Edu K's positivity is matched by a very clear-sighted assessment of what was witnessed.

EDU K:
It was pretty clear that they were collapsing but, crowds are like Romans at the Coliseum, are we not? Who doesn't like to see public figures falling apart in public? I mean, Nirvana was … this gigantic wounded animal, raw an' alive an' bleeding in front of everybody: if that's not what legends are made of, I don't know what is! To me, at that moment in time, Nirvana was scratching their names with broken an' bloody fingernails in the Rock 'N' Roll Badass Blackboard. It was the stuff of nightmares an' forever unforgettable … They had a lotta guts to do what they did an' also, a show is not only about goin' onstage an' reproducing your hits: these guys were the real deal an' like the Pistols in their heyday, they were def floggin' a dead horse in front of thousands.

CASTOR DAUDT:
It was Nirvana. They had a sort of “free pass” to do that kind of stuff.
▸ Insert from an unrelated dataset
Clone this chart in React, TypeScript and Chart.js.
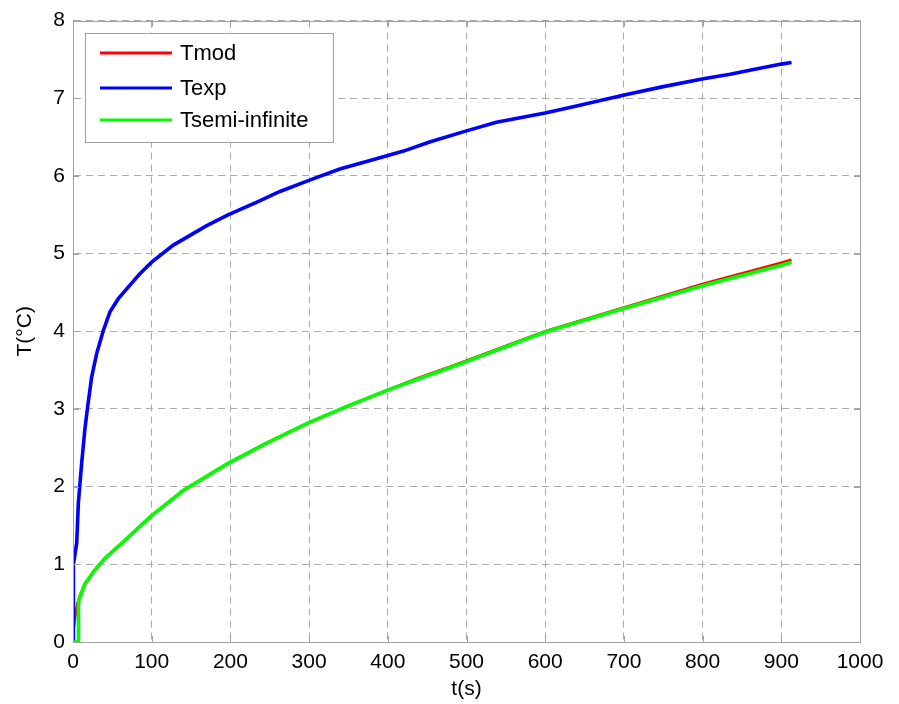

Darker rumors circulated about the reasons for the poor show.

IVAN BUSIC:
We had the chance to talk a bit with Dave before the concert and, of course, he was a very nice guy. Unfortunately, Kurt was kind of “too fast” to talk to anyone, if you know what I mean … After a bit we saw him backstage very,
very
slow, if you know what I mean … Still, he shook our hands and was nice to us right before our sound check.

CASTOR DAUDT:
I remember people talking backstage, and back in the hotel, saying that Kurt had taken a lot of pills, like Valium and stuff … the media saw it as funny and punk. We all had listened to Nirvana stories. I think nobody saw it as sad or bad.

BRUNO CASTRO GOUVEIA:
Brazilians believed that Nirvana was uncomfortable with the fact that the festival was sponsored by a famous brand of cigarettes. Therefore, they did a non-show, played with anger, spite, ironically changing instruments, asking Flea to play trumpet … The critics loved it! It was all against the system! The public didn't understand at all. There were some boos.